The film was a very old one about a spy in a divided Berlin.

Something about the cold? As he recalled that story ended badly because the spy fell in love. Love made you do stupid things.

So did blind faith. If Baba hadn’t found his handler, just how did Mami think she stood a chance? That was the thing about adults. They often thought doing something was better than being still and watchful and patient.

On the other hand, the reality was as plain as the face he must hide.

He was the impetus behind all this. If not for him, Mami would probably stay put.

No one had discovered her thus far.

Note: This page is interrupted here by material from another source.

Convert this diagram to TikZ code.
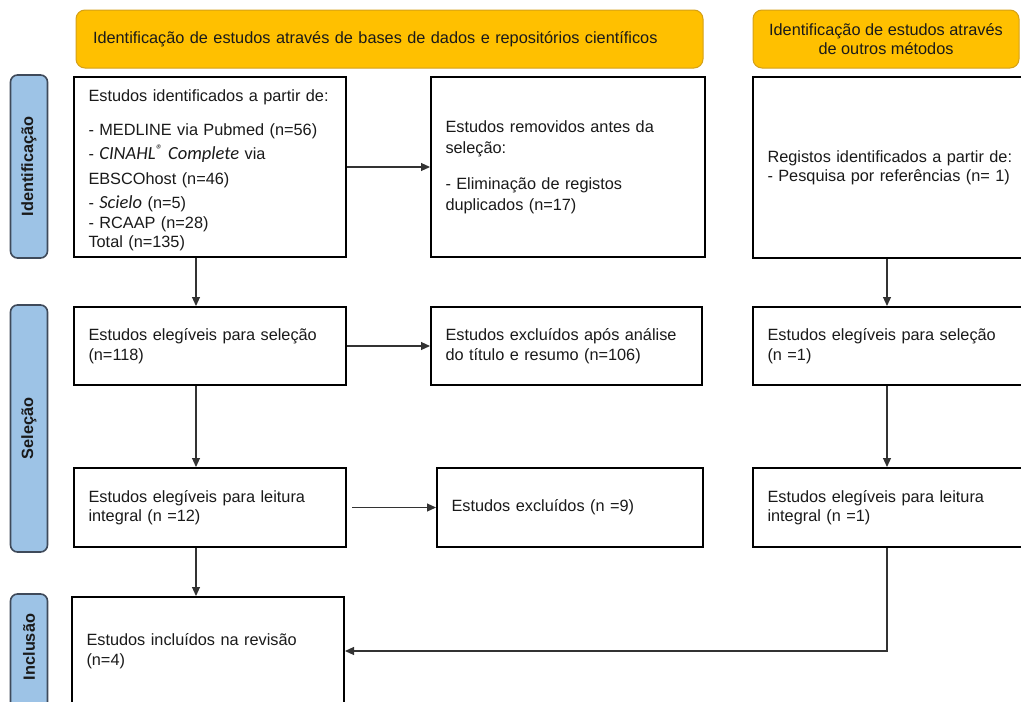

The chances were excellent they would never ask.

Although would the Taliban allow her to keep teaching?

Perhaps not. The Taliban never had gotten this far from Kabul before.

That fact was the reason his father had sent them here to Ibrahim.

Sarhad was a contingency, a place that was supposed to be a safe harbor to wait out the storm.

Baba couldn’t have known the storm would sweep through the whole country.

“So where, Mami?” he asked. “Where do I go? Herat? Try to find your relatives? Mami, I have never met them.” Besides, would her relations still be alive?

If they were, would they be willing to take him in if he appeared without his mother?

“Even if I did that, I still would be in Afghanistan, which we’ve agreed is no choice at all, not for me.

That leaves only trying to cross into Pakistan or India. ”

“Thanks to your father, you have a passport for both countries. You have one for Tajikistan,” Mami said. “He put by the cash for each country.”

“Which will run out eventually. Mami, even with the correct passport and papers, there will be no one to claim or speak up for me. There are no American aid agencies operating in any of those countries. We have no friends there. I have no way of even figuring out how to find Baba’s American or someone who worked with this American and might help me. ”

“You could go to the American embassy in Pakistan or Tajikistan. You might even go to India.”

“And say what? Mami, I don’t know what the American’s real name is. Do you even know?”

He watched her debate how much she should say. “Yes. That is, I know what message I was to send and to whom.”

“A coded message?”

“Yes.”

“To?”

Her teeth snuck out to chew her lower lip. “Do you remember Mr. White?”

Ah. I thought as much. “I remember.”

When he said nothing more, she studied his face. “You knew.”

Not a question. “I had a suspicion.”

“Because?”

“Of what we talked about.” Which he didn’t want to get into now, so he said, “When you followed Baba’s instructions to come here, how long were you supposed to wait?”

Her eyes slid to stare at her feet. When she replied, her voice was meek. Or, perhaps, ashamed? Embarrassed? “Two months. Three, at most.”

“Three months ?” She couldn’t have surprised him more if she’d slapped him. “Mami, we’ve been here for almost a year and a half! Why did you wait? We could’ve gone together to India or Pakistan, or back into Herat to find your family.”

“Please.” She raised her hands in a weak, warding-off gesture. “I don’t know. I made a mistake. I thought, I really thought Mr. White would keep his word and was only delayed.”